I tried going down once, and got slammed, so I came back, and oh, I was no way near halfway. Alex and I turned in thermals for quite some time. Later, Alex told me that he was going to say it was a right hand turn day, or a left, but please, pick one. I was all over the place, chasing the little black dot on the B1 that showed me my last thermal. Unfortunately the B1 doesn't track bullet thermals that disappear without a trace.

It was light, but finally I caught one and headed back, this time skimming over the ridge tops. I hate the fact that I had object fixation, but once I committed to going, I knew there was no turning back. First and foremost, I had an LZ 99% of the way, Kaaawa Valley road, although it would have been a long walk to the main road.

It turned out to be cake all the way back, smooth with no rotor, but I was losing my hard earned elevation. I constantly stared at the Pyramid, and it kept getting bigger, and taller, and the valley road got closer and closer. Anytime now I was going to hear Alex say, "Dude, what are you doing!!!???"

I arrived at the base of the pyramid and heard a joyful beep on my vario, and I turned to beckon Alex down the valley. But I didn't have to -- he was right behind me! Now that is a good feeling. You know when you're doing something you feel is wrong … not checking penetration, just pointing and going. The bad feeling all goes away when there is another monkey following, giving you a nice (though perhaps false) sense of security.

We both started on the ground floor at the Pyramid, and were rewarded with the most lifty air of the day. I was actually able to chat: OK, what should we do? Cloud base doesn't look too bad. I was tired and hungry when Alex said he was most likely going to Maui Doug's Kite spot, so I was relieved.

I turned back to get a final look at the pyramid and bench up a little. When I turned, a big white mass was on a collision course. I looked below and there was Alex, who had seen it coming and had pushed out to stay low. I hate the white room, no fond memories for me there. I relaxed, since I had plenty of penetration, and could still see a sliver of ground. I got sucked to a little over 3,000 feet.

When I came out, it was an awesome sight -- the view was great. Alex was still thinking of the Kite spot, so I headed out over the bay. But then he started pulling a 'Mad Dog', and went way inland. "What are you doing?" He responded, "I think I am going to Hygienics." OK, I had it on visual glide, but my B1 did not confirm, so I was a little worried. I think I need another B1 class.

We arrived at Hygienics to watch several squads of red helmets practicing below. There was an open corner and we tucked it in. Alex was smiling when he said, "Thanks for leading the way!" I was still shaking but pretty happy with most of my decisions.

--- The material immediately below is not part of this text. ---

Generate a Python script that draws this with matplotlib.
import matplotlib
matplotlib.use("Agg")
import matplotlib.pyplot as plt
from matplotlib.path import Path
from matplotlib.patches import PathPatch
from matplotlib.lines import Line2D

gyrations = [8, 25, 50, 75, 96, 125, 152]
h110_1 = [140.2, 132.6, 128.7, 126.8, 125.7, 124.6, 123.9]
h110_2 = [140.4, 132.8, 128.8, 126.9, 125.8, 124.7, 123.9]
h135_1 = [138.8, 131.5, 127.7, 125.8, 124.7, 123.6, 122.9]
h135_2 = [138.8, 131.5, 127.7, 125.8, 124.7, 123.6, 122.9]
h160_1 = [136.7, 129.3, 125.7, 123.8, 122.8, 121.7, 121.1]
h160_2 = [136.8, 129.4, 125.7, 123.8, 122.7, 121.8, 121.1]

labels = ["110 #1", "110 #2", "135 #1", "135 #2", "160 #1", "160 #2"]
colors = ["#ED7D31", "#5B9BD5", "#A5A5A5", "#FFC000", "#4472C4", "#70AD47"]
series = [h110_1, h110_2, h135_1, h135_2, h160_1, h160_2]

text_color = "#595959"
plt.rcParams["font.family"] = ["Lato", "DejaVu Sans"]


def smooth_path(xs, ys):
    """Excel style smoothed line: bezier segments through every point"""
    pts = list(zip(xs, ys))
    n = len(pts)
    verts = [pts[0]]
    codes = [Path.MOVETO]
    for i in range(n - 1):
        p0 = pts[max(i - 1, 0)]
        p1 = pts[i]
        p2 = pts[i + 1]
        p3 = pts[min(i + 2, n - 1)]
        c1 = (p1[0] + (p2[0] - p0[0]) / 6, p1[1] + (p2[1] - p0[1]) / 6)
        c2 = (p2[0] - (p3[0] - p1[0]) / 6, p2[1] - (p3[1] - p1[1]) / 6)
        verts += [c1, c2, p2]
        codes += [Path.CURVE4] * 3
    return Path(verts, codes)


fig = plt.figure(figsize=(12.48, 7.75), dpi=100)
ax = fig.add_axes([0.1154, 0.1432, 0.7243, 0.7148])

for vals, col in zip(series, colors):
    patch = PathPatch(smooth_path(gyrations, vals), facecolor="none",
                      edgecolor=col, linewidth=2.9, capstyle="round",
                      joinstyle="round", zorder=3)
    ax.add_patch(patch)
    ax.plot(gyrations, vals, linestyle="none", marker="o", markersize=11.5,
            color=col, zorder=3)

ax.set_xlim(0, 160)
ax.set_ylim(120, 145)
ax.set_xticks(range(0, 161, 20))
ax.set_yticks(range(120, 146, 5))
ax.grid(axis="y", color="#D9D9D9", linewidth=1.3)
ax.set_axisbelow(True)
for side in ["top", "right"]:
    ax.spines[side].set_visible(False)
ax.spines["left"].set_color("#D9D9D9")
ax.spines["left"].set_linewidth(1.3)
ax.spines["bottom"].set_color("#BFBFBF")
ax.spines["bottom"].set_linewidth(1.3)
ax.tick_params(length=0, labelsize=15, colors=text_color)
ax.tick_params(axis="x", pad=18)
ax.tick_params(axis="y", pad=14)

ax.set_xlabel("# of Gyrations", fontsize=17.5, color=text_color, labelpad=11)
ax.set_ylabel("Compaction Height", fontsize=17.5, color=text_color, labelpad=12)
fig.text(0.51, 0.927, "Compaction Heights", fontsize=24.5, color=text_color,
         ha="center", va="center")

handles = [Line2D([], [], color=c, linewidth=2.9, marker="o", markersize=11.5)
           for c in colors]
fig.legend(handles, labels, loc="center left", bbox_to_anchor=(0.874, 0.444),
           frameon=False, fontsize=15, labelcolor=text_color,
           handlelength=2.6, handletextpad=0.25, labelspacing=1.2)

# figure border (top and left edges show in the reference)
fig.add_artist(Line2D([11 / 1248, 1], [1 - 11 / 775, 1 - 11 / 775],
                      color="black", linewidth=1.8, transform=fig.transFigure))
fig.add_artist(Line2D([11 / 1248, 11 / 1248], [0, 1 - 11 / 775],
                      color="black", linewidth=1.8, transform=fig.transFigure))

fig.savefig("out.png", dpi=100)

Lesson learned: don't object fixate, and always keep an eye on your horizon. Clouds Suck -- I got lucky this time.

As always, hopefully, It's Time to Fly Get Your Gear, Bus Fare and Go!!!!!!


Alex said...

Thanks for the detailed and funny writeup, Thom! What an amazing flight that was. I really don't think I would have gone if you hadn't blazed back first. I am happy to hitch a ride on your balls anytime. Oh wait, that doesn't sound right. Anyway, thanks for leading the way. I look forward to more exploration of the legendary pyramid, otherwise known as Puu Ohulehule. I think she has a lot to teach us.

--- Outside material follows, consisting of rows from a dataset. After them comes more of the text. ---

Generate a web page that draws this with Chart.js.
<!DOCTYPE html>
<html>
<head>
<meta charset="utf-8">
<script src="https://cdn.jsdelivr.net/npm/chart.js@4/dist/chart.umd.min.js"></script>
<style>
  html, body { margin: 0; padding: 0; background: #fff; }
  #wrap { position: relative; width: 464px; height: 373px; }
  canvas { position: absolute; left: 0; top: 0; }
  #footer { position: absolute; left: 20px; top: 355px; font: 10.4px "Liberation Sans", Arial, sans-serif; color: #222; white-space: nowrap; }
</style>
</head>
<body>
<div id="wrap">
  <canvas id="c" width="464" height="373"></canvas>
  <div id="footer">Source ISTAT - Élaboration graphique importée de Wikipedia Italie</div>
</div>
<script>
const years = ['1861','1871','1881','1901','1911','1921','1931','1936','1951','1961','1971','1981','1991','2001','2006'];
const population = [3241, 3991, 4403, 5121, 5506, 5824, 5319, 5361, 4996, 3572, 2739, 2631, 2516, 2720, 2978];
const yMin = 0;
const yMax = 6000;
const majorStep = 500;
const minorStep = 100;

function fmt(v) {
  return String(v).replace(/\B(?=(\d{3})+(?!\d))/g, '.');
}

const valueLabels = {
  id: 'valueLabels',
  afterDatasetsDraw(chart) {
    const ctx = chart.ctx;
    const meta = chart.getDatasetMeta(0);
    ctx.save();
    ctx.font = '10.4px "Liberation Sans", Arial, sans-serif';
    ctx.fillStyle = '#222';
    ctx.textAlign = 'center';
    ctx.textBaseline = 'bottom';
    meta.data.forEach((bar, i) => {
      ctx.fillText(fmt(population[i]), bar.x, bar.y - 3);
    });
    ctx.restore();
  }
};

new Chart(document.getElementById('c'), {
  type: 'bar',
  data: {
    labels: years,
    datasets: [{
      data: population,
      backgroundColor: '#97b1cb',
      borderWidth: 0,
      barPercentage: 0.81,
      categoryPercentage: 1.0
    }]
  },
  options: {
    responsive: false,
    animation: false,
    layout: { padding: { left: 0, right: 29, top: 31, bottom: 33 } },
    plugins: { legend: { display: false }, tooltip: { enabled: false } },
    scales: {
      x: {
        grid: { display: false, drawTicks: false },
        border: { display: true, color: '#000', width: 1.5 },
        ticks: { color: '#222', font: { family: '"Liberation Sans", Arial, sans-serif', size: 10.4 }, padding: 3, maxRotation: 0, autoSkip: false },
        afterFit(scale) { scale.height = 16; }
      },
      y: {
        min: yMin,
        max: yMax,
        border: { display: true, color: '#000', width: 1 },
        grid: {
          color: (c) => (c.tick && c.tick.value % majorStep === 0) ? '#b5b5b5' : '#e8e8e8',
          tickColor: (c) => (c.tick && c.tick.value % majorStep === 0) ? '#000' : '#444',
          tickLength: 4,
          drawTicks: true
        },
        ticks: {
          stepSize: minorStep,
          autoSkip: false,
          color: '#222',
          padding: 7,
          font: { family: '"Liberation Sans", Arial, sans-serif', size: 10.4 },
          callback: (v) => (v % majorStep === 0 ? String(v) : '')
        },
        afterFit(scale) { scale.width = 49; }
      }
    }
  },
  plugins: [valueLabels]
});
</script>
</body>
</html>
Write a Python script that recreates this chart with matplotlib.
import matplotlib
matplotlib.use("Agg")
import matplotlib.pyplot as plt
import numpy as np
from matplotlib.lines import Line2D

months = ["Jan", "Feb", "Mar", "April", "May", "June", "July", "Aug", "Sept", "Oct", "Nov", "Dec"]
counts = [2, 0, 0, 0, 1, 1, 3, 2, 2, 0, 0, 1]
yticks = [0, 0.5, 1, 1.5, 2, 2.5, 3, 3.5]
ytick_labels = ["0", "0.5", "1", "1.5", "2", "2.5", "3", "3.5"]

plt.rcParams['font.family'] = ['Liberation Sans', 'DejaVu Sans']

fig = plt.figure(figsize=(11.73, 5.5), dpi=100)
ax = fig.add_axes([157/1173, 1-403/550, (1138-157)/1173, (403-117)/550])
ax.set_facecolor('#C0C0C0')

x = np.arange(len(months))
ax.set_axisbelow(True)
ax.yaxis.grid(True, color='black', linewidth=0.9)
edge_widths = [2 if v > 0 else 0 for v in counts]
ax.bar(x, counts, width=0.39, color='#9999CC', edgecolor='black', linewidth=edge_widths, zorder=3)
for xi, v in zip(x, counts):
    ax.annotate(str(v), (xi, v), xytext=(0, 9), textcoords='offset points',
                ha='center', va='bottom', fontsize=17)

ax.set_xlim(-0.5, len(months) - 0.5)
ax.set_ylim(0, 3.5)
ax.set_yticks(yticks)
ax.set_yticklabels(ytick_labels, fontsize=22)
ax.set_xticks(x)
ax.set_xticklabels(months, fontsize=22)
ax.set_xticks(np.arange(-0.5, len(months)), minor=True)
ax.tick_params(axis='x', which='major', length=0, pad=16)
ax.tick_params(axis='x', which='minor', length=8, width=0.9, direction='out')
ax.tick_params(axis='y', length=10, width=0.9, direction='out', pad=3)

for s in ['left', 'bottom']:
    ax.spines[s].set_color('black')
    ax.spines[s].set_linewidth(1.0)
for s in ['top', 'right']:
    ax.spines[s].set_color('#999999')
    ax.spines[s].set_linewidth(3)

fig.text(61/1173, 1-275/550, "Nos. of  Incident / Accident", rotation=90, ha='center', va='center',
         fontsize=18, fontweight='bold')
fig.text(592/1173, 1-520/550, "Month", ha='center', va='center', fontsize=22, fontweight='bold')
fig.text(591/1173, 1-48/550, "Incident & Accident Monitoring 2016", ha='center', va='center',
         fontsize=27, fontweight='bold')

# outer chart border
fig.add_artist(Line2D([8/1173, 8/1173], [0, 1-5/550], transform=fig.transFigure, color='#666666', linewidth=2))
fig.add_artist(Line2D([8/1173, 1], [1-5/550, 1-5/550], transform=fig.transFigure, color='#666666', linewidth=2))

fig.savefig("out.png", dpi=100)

At least thirteen pilots were out there during the day. And there were a lot of other exciting stories that might be worth telling. Jim and Duck both crossed the bay later on, Sharky had his best ever thermic scratchfest, and there were several minor incidents involving water and trees and pilots. We celebrated our milestones and mishaps at the LZ until the ridiculously late hour of 9 PM, after which we broke up into two camps, one retiring to Thom's house and one to Duck's, where the parties continued long into the evening.

Brazilian Ray said...

cool, I am glad you are pushing it and changing the rules.... pretty soon makapuu will be the new hygienics!
party on!!!
Brazilian Ray

Mad Dog said...

Very nice flying both you monkeys! So nice to have a morning coffee read, now I know what you mean Thom. Thanks again...We all are learning a lot about our area & its a lot of fun,be safe & fly far!